IP also compromises private healthcare's economic efficiency, which has definitely killed more people than legal piracy would kill.

by Anonymous 1 year ago

It would be worse if there was no IP. There would be no R&D from private companies at all. This issue is an issue with controls on pricing, not owning IP. If controls are fine to prevent scalping, they're fine when it comes to price ceilings for lifesaving meds and procedures.

by Anonymous 1 year ago

Price control has always and will always fail, it's bad economics. R&D begins when companies reach a stalemate in prices— when they barely make a profit from each sale and can't drive their price down lower, they begin to look for either a cheaper way to produce the product, more products, or a better quality product that they can sell for more. The issue with IP is there cannot be two companies selling insulin, thus no innovation will occur and the price will be whatever the company wants.

by Anonymous 1 year ago

Can't agree. Total lack of price control would make scalping worse. There can be and there is often 2 people selling the same thing. The ownership doesn't (and shouldn't) last forever. It sounds like you're concerned about monopolization. Which is a valid concern and the laws in this area do need some improvement.
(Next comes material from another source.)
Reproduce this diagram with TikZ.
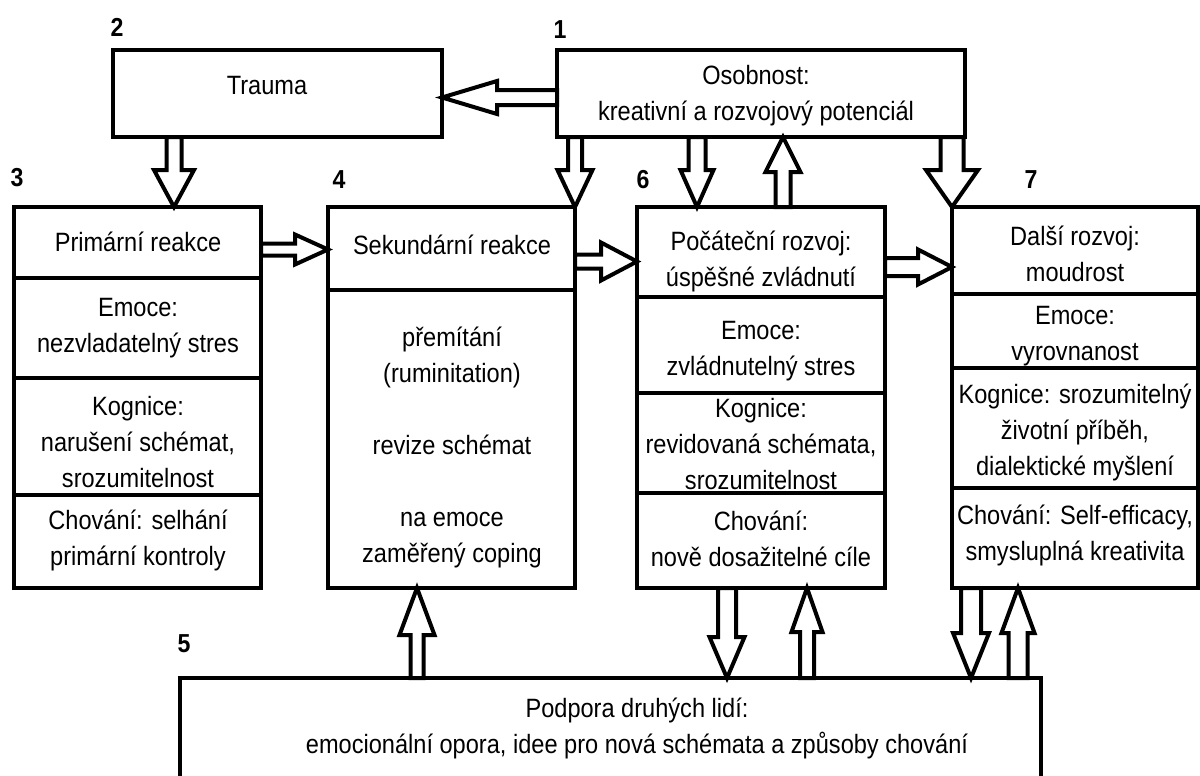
\documentclass[tikz,border=0pt]{standalone}
\usepackage{fontspec}
\setmainfont{Liberation Sans}[FakeStretch=0.89]
\usetikzlibrary{calc,fit,backgrounds}
\tikzset{
  box/.style={draw, line width=2.25pt, inner sep=0pt, outer sep=0pt},
  txt/.style={inner sep=0pt, align=center, font=\fontsize{13.25pt}{18pt}\selectfont},
  num/.style={inner sep=0pt, font=\fontsize{13pt}{14pt}\selectfont\bfseries},
  barr/.style={draw, fill=white, line width=2pt, line join=miter, miter limit=10},
}
% block arrow: start, tip, shaft half width, head half width, head length
\newcommand\blockarr[5]{%
  \coordinate (ba-s) at (#1);
  \coordinate (ba-t) at (#2);
  \coordinate (ba-h) at ($(ba-t)!#5!(ba-s)$);
  \draw[barr] ($(ba-s)!#3!90:(ba-t)$) -- ($(ba-h)!#3!90:(ba-t)$) -- ($(ba-h)!#4!90:(ba-t)$)
    -- (ba-t) -- ($(ba-h)!#4!-90:(ba-t)$) -- ($(ba-h)!#3!-90:(ba-t)$) -- ($(ba-s)!#3!-90:(ba-t)$) -- cycle;
}
\newcommand\bx[3]{\node[box, fit={#2 #3}] (#1) {};}
\begin{document}
\begin{tikzpicture}[x=0.5pt,y=-0.5pt]
\useasboundingbox (0,0) rectangle (1200,776);
% boxes
\bx{trauma}{(113,50)}{(442,137)}
\bx{osob}{(557,50)}{(965,137)}
\bx{b3a}{(14,207)}{(261,278)}
\bx{b3b}{(14,278)}{(261,378)}
\bx{b3c}{(14,378)}{(261,495)}
\bx{b3d}{(14,495)}{(261,588)}
\bx{b4a}{(328,207)}{(575,290)}
\bx{b4b}{(328,290)}{(575,588)}
\bx{b6a}{(637,207)}{(885,297)}
\bx{b6b}{(637,297)}{(885,393)}
\bx{b6c}{(637,393)}{(885,493)}
\bx{b6d}{(637,493)}{(885,588)}
\bx{b7a}{(952,207)}{(1198,294)}
\bx{b7b}{(952,294)}{(1198,368)}
\bx{b7c}{(952,368)}{(1198,488)}
\bx{b7d}{(952,488)}{(1198,588)}
\bx{b5}{(180,678)}{(1041,800)}
% texts
\node[txt] (t2) at (267,86) {Trauma};
\node[txt] (t1) at (756,96) {Osobnost:\\kreativní a rozvojový potenciál};
\node[txt] (t3a) at (138,242) {Primární reakce};
\node[txt] (t3b) at (138,328) {Emoce:\\nezvladatelný stres};
\node[txt] (t3c) at (138,442) {Kognice:\\narušení schémat,\\srozumitelnost};
\node[txt] (t3d) at (138,540) {Chování: selhání\\primární kontroly};
\node[txt] (t4a) at (452,245) {Sekundární reakce};
\node[txt] (t4b) at (452,447) {přemítání\\(ruminitation)\\[18pt]revize schémat\\[18pt]na emoce\\zaměřený coping};
\node[txt] (t6a) at (761,261) {Počáteční rozvoj:\\úspěšné zvládnutí};
\node[txt] (t6b) at (761,351) {Emoce:\\zvládnutelný stres};
\node[txt] (t6c) at (761,444) {Kognice:\\revidovaná schémata,\\srozumitelnost};
\node[txt] (t6d) at (761,539) {Chování:\\nově dosažitelné cíle};
\node[txt] (t7a) at (1075,254) {Další rozvoj:\\moudrost};
\node[txt] (t7b) at (1075,336) {Emoce:\\vyrovnanost};
\node[txt] (t7c) at (1075,432) {Kognice: srozumitelný\\životní příběh,\\dialektické myšlení};
\node[txt] (t7d) at (1075,535) {Chování: Self-efficacy,\\smysluplná kreativita};
\node[txt] (t5) at (637,728) {Podpora druhých lidí:\\emocionální opora, idee pro nová schémata a způsoby chování};
% numbers
\node[num] (n1) at (560,30) {1};
\node[num] (n2) at (117,27) {2};
\node[num] (n3) at (17,178) {3};
\node[num] (n4) at (339,180) {4};
\node[num] (n5) at (184,644) {5};
\node[num] (n6) at (643,180) {6};
\node[num] (n7) at (1031,180) {7};
% arrows
\begin{pgfonlayer}{background}
\blockarr{$(osob.west)+(0,4)$}{$(trauma.east)+(0,4)$}{3.75pt}{8.25pt}{27.5pt}
\coordinate (a2t) at ($(b3a.north west)+(160,0)$);
\blockarr{a2t |- trauma.south}{a2t}{3.75pt}{10pt}{18.5pt}
\blockarr{b4a.north east |- osob.south}{b4a.north east}{3.5pt}{8.75pt}{18.5pt}
\coordinate (a4t) at ($(b6a.north west)+(60,0)$);
\blockarr{a4t |- osob.south}{a4t}{4.25pt}{8.25pt}{18.5pt}
\coordinate (a5s) at ($(b6a.north west)+(146,0)$);
\blockarr{a5s}{a5s |- osob.south}{3.75pt}{8.75pt}{17.5pt}
\blockarr{b7a.north west |- osob.south}{b7a.north west}{5.75pt}{13pt}{18.5pt}
\coordinate (a7s) at ($(b3a.east)+(0,7)$);
\blockarr{a7s}{a7s -| b4a.west}{3pt}{7.5pt}{16.5pt}
\coordinate (a8s) at ($(b4a.east)+(0,13)$);
\blockarr{a8s}{a8s -| b6a.west}{3.5pt}{9.5pt}{18pt}
\coordinate (a9s) at ($(b6a.east)+(0,15)$);
\blockarr{a9s}{a9s -| b7a.west}{4.5pt}{8.75pt}{17pt}
\coordinate (a10t) at ($(b4b.south west)+(89,0)$);
\blockarr{a10t |- b5.north}{a10t}{3.25pt}{8.75pt}{23.5pt}
\coordinate (a11s) at ($(b6d.south west)+(90,0)$);
\blockarr{a11s}{a11s |- b5.north}{4.5pt}{8.75pt}{20.5pt}
\coordinate (a12t) at ($(b6d.south west)+(170,0)$);
\blockarr{a12t |- b5.north}{a12t}{3.5pt}{7.75pt}{22pt}
\coordinate (a13s) at ($(b7d.south west)+(19,0)$);
\blockarr{a13s}{a13s |- b5.north}{5pt}{9pt}{22.5pt}
\coordinate (a14t) at ($(b7d.south west)+(66,0)$);
\blockarr{a14t |- b5.north}{a14t}{4.75pt}{8.25pt}{22.5pt}
\end{pgfonlayer}
\end{tikzpicture}
\end{document}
But nuking IP completely is like burning your house to kill a spider.

by Anonymous 1 year ago

Intellectual Property may not limit it to one person, but the issue is that it limits it. When I can start another company whenever I want and sell whatever I want, it provides competition, which is a good market force, possibly the best. The issue is that these companies can pay to extent their patents as much as possible. I am concerned about monopolization because I am a free-market anarchist, and I believe that government force to break up monopolies is inefficient and unethical. Sometimes, the spider is radioactive and made of metal, and you need to burn down the house to get rid of it.